### [EXERCISE REQUIREMENTS]
Wherever the string "this" occurs in a line of these records, report that line.

### [DATA EXCERPTS]
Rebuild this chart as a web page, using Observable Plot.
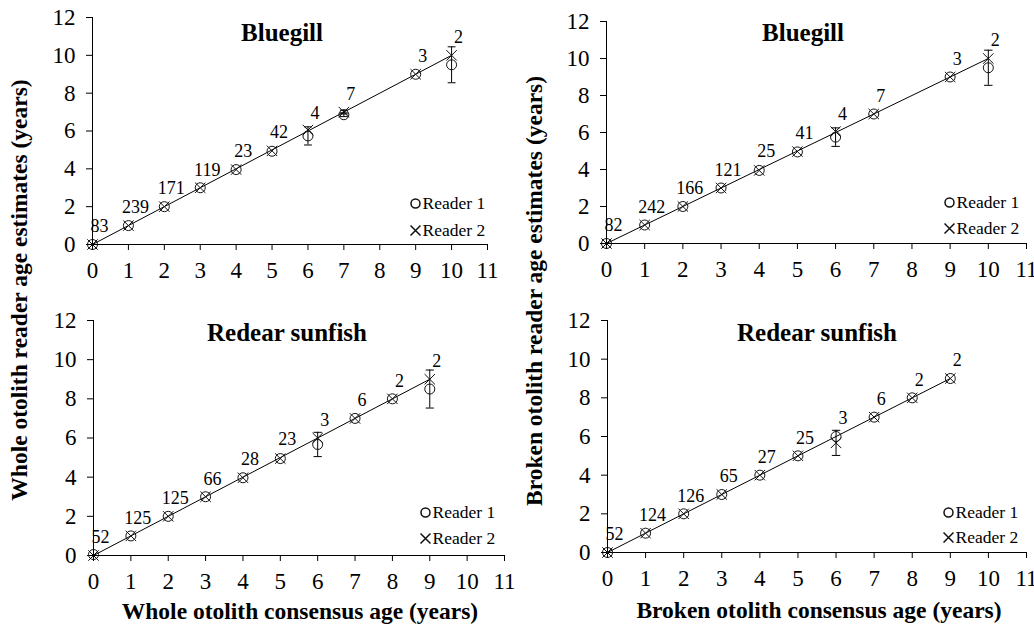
<!DOCTYPE html>
<html><head><meta charset="utf-8">
<script src="https://cdn.jsdelivr.net/npm/d3@7"></script>
<script src="https://cdn.jsdelivr.net/npm/@observablehq/plot@0.6"></script>
<style>
body{margin:0;background:#fff;}
#wrap{position:relative;width:1034px;height:631px;overflow:hidden;font-family:"Liberation Serif","Times New Roman",serif;color:#000;background:#fff;}
#wrap svg, #wrap svg text{font-family:"Liberation Serif","Times New Roman",serif !important;}
#wrap svg g[aria-label="x-axis tick label"] text,
#wrap svg g[aria-label="y-axis tick label"] text{font-size:23px !important;font-variant:normal !important;font-family:"Liberation Serif",serif !important;}
.panel{position:absolute;}
.ttl{position:absolute;font-weight:bold;font-size:25px;white-space:nowrap;transform:translate(-50%,-50%);line-height:1;}
.xt{position:absolute;font-weight:bold;font-size:23.5px;white-space:nowrap;transform:translate(-50%,-50%);line-height:1;}
.yt{position:absolute;font-weight:bold;font-size:23.5px;white-space:nowrap;transform:translate(-50%,-50%) rotate(-90deg);line-height:1;}
</style></head><body><div id="wrap"></div>
<script>
// ---- data ----
const xTicks = [0,1,2,3,4,5,6,7,8,9,10,11];
const yTicks = [0,2,4,6,8,10,12];
const legendLabels = ["Reader 1","Reader 2"];

// Whole otolith, Bluegill
const wbAges = [0,1,2,3,4,5,6,7,9,10];
const wbN    = [83,239,171,119,23,42,4,7,3,2];
const wbR1   = [0,1,2,3,3.96,4.93,5.74,6.86,9,9.5];
const wbR1e  = [0,0,0,0,0,0,0.48,0.1,0,0.95];
const wbR2   = [0,1,2,3,3.96,4.95,6.05,7.0,9,10];
const wbR2e  = [0,0,0,0,0,0,0,0.1,0,0];

// Broken otolith, Bluegill
const bbAges = [0,1,2,3,4,5,6,7,9,10];
const bbN    = [82,242,166,121,25,41,4,7,3,2];
const bbR1   = [0,1,2,3,3.95,4.95,5.75,7,9,9.5];
const bbR1e  = [0,0,0,0,0,0,0.5,0,0,0.95];
const bbR2   = [0,1,2,3,3.95,4.97,6.05,7,9,10];
const bbR2e  = [0,0,0,0,0,0,0,0,0,0];

// Whole otolith, Redear sunfish
const wrAges = [0,1,2,3,4,5,6,7,8,9];
const wrN    = [52,125,125,66,28,23,3,6,2,2];
const wrR1   = [0.05,1,2,3,3.97,4.95,5.67,7,8,8.5];
const wrR1e  = [0,0,0,0,0,0,0.62,0,0,0.97];
const wrR2   = [0,1,2,3,3.97,4.95,6.0,7,8,9];
const wrR2e  = [0,0,0,0,0,0,0,0,0,0];

// Broken otolith, Redear sunfish
const brAges = [0,1,2,3,4,5,6,7,8,9];
const brN    = [52,124,126,65,27,25,3,6,2,2];
const brR1   = [0,1,2,3,4,5,6,7,8,9];
const brR1e  = [0,0,0,0,0,0,0,0,0,0];
const brR2   = [0,1,2,3,4,5,5.67,7,8,9];
const brR2e  = [0,0,0,0,0,0,0.65,0,0,0];

const panels = [
  {ages:wbAges,n:wbN,r1:wbR1,e1:wbR1e,r2:wbR2,e2:wbR2e,left:0,top:0,width:520,height:300,mL:92,mR:33,mT:17,mB:56,lgx:-72,lgy:[-41,-14]},
  {ages:bbAges,n:bbN,r1:bbR1,e1:bbR1e,r2:bbR2,e2:bbR2e,left:520,top:0,width:514,height:300,mL:86,mR:8,mT:21,mB:57,lgx:-77,lgy:[-41,-15]},
  {ages:wrAges,n:wrN,r1:wrR1,e1:wrR1e,r2:wrR2,e2:wrR2e,left:0,top:300,width:520,height:290,mL:93,mR:16,mT:20,mB:35,lgx:-79,lgy:[-43,-17]},
  {ages:brAges,n:brN,r1:brR1,e1:brR1e,r2:brR2,e2:brR2e,left:520,top:300,width:514,height:290,mL:87,mR:8,mT:20,mB:38,lgx:-78,lgy:[-40,-15]}
];

const titles = [
  {t:"Bluegill",x:282,y:32},{t:"Bluegill",x:803,y:32},
  {t:"Redear sunfish",x:287,y:332},{t:"Redear sunfish",x:817,y:332}
];
const xTitles = [
  {t:"Whole otolith consensus age (years)",x:300,y:612},
  {t:"Broken otolith consensus age (years)",x:819,y:611}
];
const yTitles = [
  {t:"Whole otolith reader age estimates (years)",x:20,y:290},
  {t:"Broken otolith reader age estimates (years)",x:535,y:291}
];

const wrap = document.getElementById("wrap");
const FONT = "'Liberation Serif','Times New Roman',serif";

function makePanel(c){
  const rows = c.ages.map((a,i)=>({age:a,n:c.n[i],r1:c.r1[i],r2:c.r2[i],e1:c.e1[i],e2:c.e2[i]}));
  const err = [];
  rows.forEach(d=>{
    if(d.e1>0) err.push({age:d.age,lo:d.r1-d.e1,hi:d.r1+d.e1});
    if(d.e2>0) err.push({age:d.age,lo:d.r2-d.e2,hi:d.r2+d.e2});
  });
  const cap = 0.11;
  return Plot.plot({
    width:c.width,height:c.height,
    marginLeft:c.mL,marginRight:c.mR,marginTop:c.mT,marginBottom:c.mB,
    x:{domain:[0,11]},y:{domain:[0,12]},
    style:{fontFamily:FONT,fontSize:"23px",color:"#000",background:"transparent",overflow:"visible"},
    marks:[
      Plot.axisX({ticks:xTicks,tickSize:6,tickPadding:11,label:null,tickFormat:d=>String(d),fontSize:23,fontFamily:FONT}),
      Plot.axisY({ticks:yTicks,tickSize:6,tickPadding:11,label:null,tickFormat:d=>String(d),fontSize:23,fontFamily:FONT}),
      Plot.ruleY([0],{stroke:"#000"}),
      Plot.ruleX([0],{stroke:"#000"}),
      Plot.line(rows,{x:"age",y:"age",stroke:"#000",strokeWidth:1}),
      Plot.ruleX(err,{x:"age",y1:"lo",y2:"hi",stroke:"#000",strokeWidth:1}),
      Plot.link(err,{x1:d=>d.age-cap,x2:d=>d.age+cap,y1:"hi",y2:"hi",stroke:"#000",strokeWidth:1}),
      Plot.link(err,{x1:d=>d.age-cap,x2:d=>d.age+cap,y1:"lo",y2:"lo",stroke:"#000",strokeWidth:1}),
      Plot.dot(rows,{x:"age",y:"r1",symbol:"circle",r:5,stroke:"#111",fill:"none",strokeWidth:1}),
      Plot.dot(rows,{x:"age",y:"r2",symbol:"times",r:4.8,stroke:"#111",strokeWidth:1}),
      Plot.text(rows,{x:"age",y:"age",text:d=>String(d.n),dx:7,dy:-18,fontSize:18,fontFamily:FONT,fill:"#000"}),
      Plot.dot([legendLabels[0]],{frameAnchor:"bottom-right",dx:c.lgx,dy:c.lgy[0],symbol:"circle",r:4.5,stroke:"#111",fill:"none"}),
      Plot.dot([legendLabels[1]],{frameAnchor:"bottom-right",dx:c.lgx,dy:c.lgy[1],symbol:"times",r:4.6,stroke:"#111"}),
      Plot.text([legendLabels[0]],{frameAnchor:"bottom-right",dx:c.lgx+7,dy:c.lgy[0],text:d=>d,textAnchor:"start",lineAnchor:"middle",fontSize:17.5,fontFamily:FONT,fill:"#000"}),
      Plot.text([legendLabels[1]],{frameAnchor:"bottom-right",dx:c.lgx+7,dy:c.lgy[1],text:d=>d,textAnchor:"start",lineAnchor:"middle",fontSize:17.5,fontFamily:FONT,fill:"#000"})
    ]
  });
}

panels.forEach(c=>{
  const div = document.createElement("div");
  div.className = "panel";
  div.style.left = c.left+"px"; div.style.top = c.top+"px";
  div.appendChild(makePanel(c));
  wrap.appendChild(div);
});
titles.forEach(o=>{const d=document.createElement("div");d.className="ttl";d.textContent=o.t;d.style.left=o.x+"px";d.style.top=o.y+"px";wrap.appendChild(d);});
xTitles.forEach(o=>{const d=document.createElement("div");d.className="xt";d.textContent=o.t;d.style.left=o.x+"px";d.style.top=o.y+"px";wrap.appendChild(d);});
yTitles.forEach(o=>{const d=document.createElement("div");d.className="yt";d.textContent=o.t;d.style.left=o.x+"px";d.style.top=o.y+"px";wrap.appendChild(d);});
</script>
</body></html>
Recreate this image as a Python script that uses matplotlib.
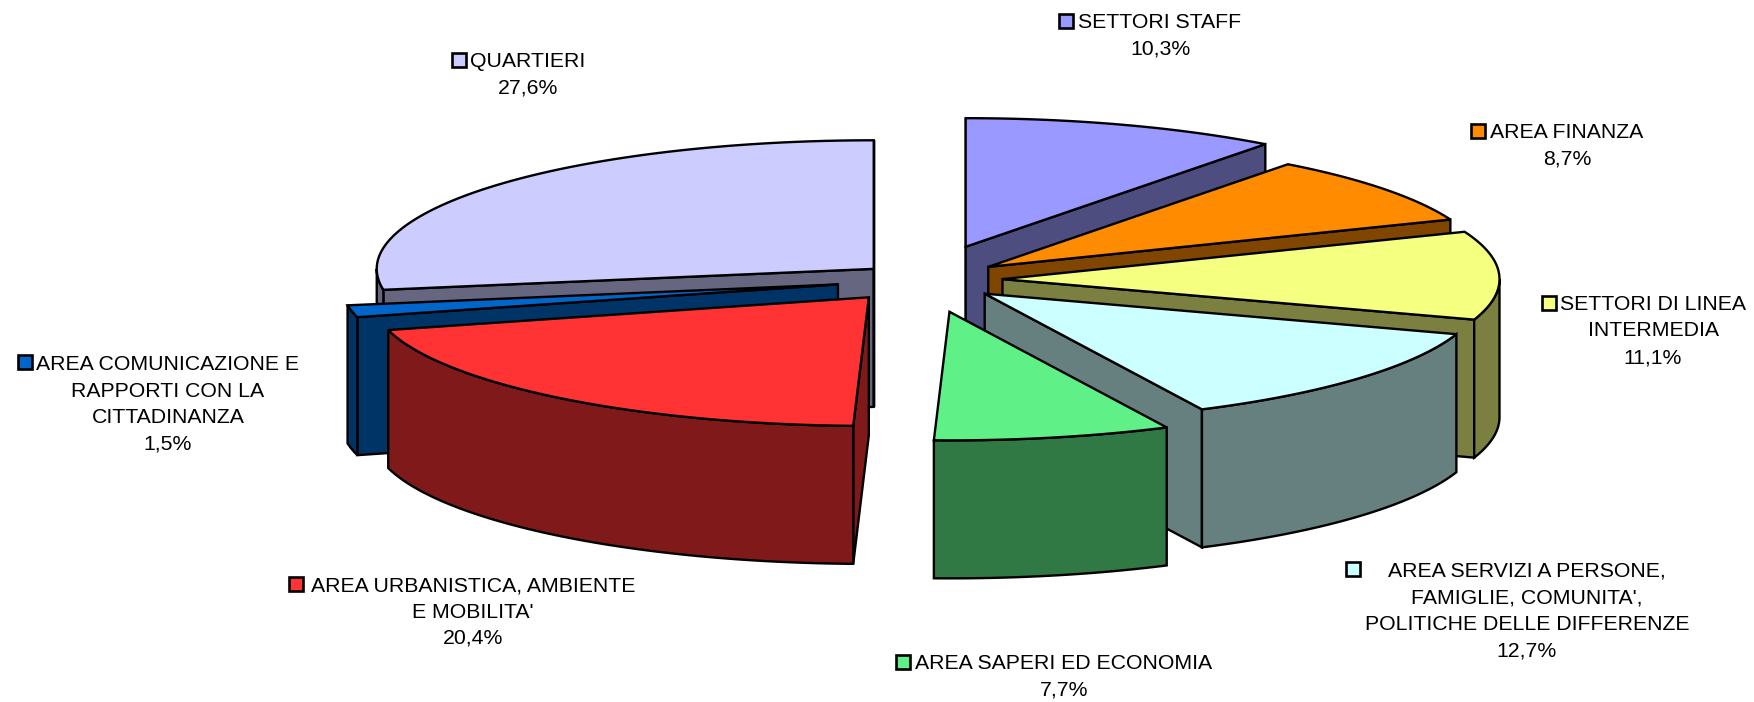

### [OUTPUT BELOW]
Rebuild this chart as a web page, using Observable Plot.
Recreate this image as a Python script that uses matplotlib.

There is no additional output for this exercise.